The Fair Work Commission has upheld the sacking of an employee after phone records revealed she sent an “extraordinary and unacceptable” amount of text messages at work while overseeing her growing side business.
The full-time health, safety, environment and training manager accused earth moving company Clear Day Pty Ltd of unfairly dismissing her over her personal phone use by wrongly deeming it excessive and failing to properly warn her she might lose her job.
When confronted by Clear Day’s director and told she had to put her phone away while at work, the employee admitted her phone went “crazy” after she started a Farm Stay business on her property soon after it engaged her and it quickly became popular.
But she told Clear Day she had since put measures in place, such as engaging others to look after the business and respond to enquiries.
The employee told the tribunal she regularly put in extra hours to make up for any time lost and worked through her lunch breaks.
Clear Day dismissed her a month later for again making bookings and taking multiple calls for her Farm Stay while at work, doing her online Coles shopping during working hours, sending personal emails displaying the company signature and failing to keep her phone off.
The employee challenged Clear Day’s claims, telling the director her “phone records and texting records are proof of my communications during work hours”.
“Impossible to believe she did any work at all”
Commissioner Jennifer Hunt found after directing the employee to produce her phone records that the amount of text messages she sent, “let alone received and read, was extraordinary and unacceptable”.

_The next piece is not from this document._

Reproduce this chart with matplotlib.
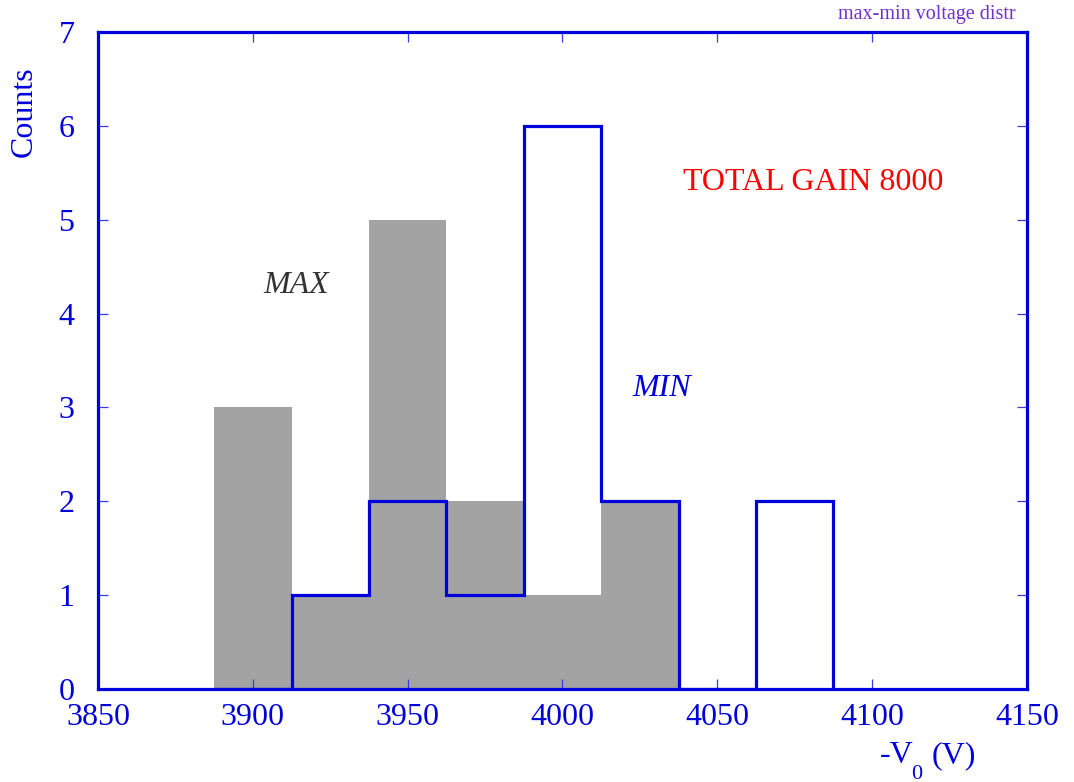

While the employee maintained in a statutory declaration that she put her phone away for about a week after being instructed to, the records revealed this was “not true”, the commissioner said, finding she continued to send an excessive amount of text messages.
Noting that two days after the warning she sent 73 messages within four and a half hours, Commissioner Hunt said that having “seen how regularly she sent text messages that morning, it is impossible to believe that the employee did any work at all”.
Also sending 76 messages in seven hours a couple of days later and doing “practically no work at all”, the commissioner said it was “not uncommon for her to send 50+ text messages daily on account of her personal and Farm Stay matters”.
Commissioner Hunt said the employee was “not only failing to perform her work to the reasonable standards required” but was “deliberately failing to follow a lawful and reasonable direction to have her phone turned off while at work”.
Verbal warning “laid down the law”
Holding that Clear Day had “numerous valid reasons” to dismiss the employee, she said these included wasting a significant amount of Clear Day’s time on her personal business matters and failing to dedicate her full time and attention to her work responsibilities.
Using her work account to send a “hostile” email to her solicitors about a family law matter constituted a further valid reason, the commissioner said, finding “in an attempt to inflate her importance by noting her business title” she risked damaging Clear Day’s reputation.
Commissioner Hunt meanwhile rejected the employees claim that the company inadequately warned her and that the discussion about her conduct and the employer’s expectations had merely been a “talk” with no proper warning that she faced potential dismissal.
While she found “no doubt” Clear Day should have given her a written warning, the commissioner found the director provided the manager a “firm oral warning”, effectively “laying down the law as to what she considered acceptable behaviour” and made it known her job was at risk.
No chance to respond
Commissioner Hunt agreed with the employee, however, that Clear Day failed to give her an opportunity to respond to the reasons for dismissal before carrying it out.
She said this would “no doubt have had some harsh impact” but it did not “not weigh so heavily” given the seriousness of the valid reason and other matters.
Given she could “not provide any suitable explanation to the Commission” when presented with data relating to the text messages she sent, Commissioner Hunt said the employee would have been “unlikely to have provided any suitable explanation” to Clear Day if it gave her an opportunity in the lead up to her dismissal.
The employee ultimately admitted during the hearing that she had not properly devoted herself to her duties, explaining she hated her job and “lost respect” for the director.
But with Clear Day paying a “substantial hourly wage of $48”, Commissioner Hunt said if she was “not interested in devoting her full time and attention to the duties required of her, knowing of the allowance to attend to pressing personal matters, she should have taken appropriate steps to end her employment”.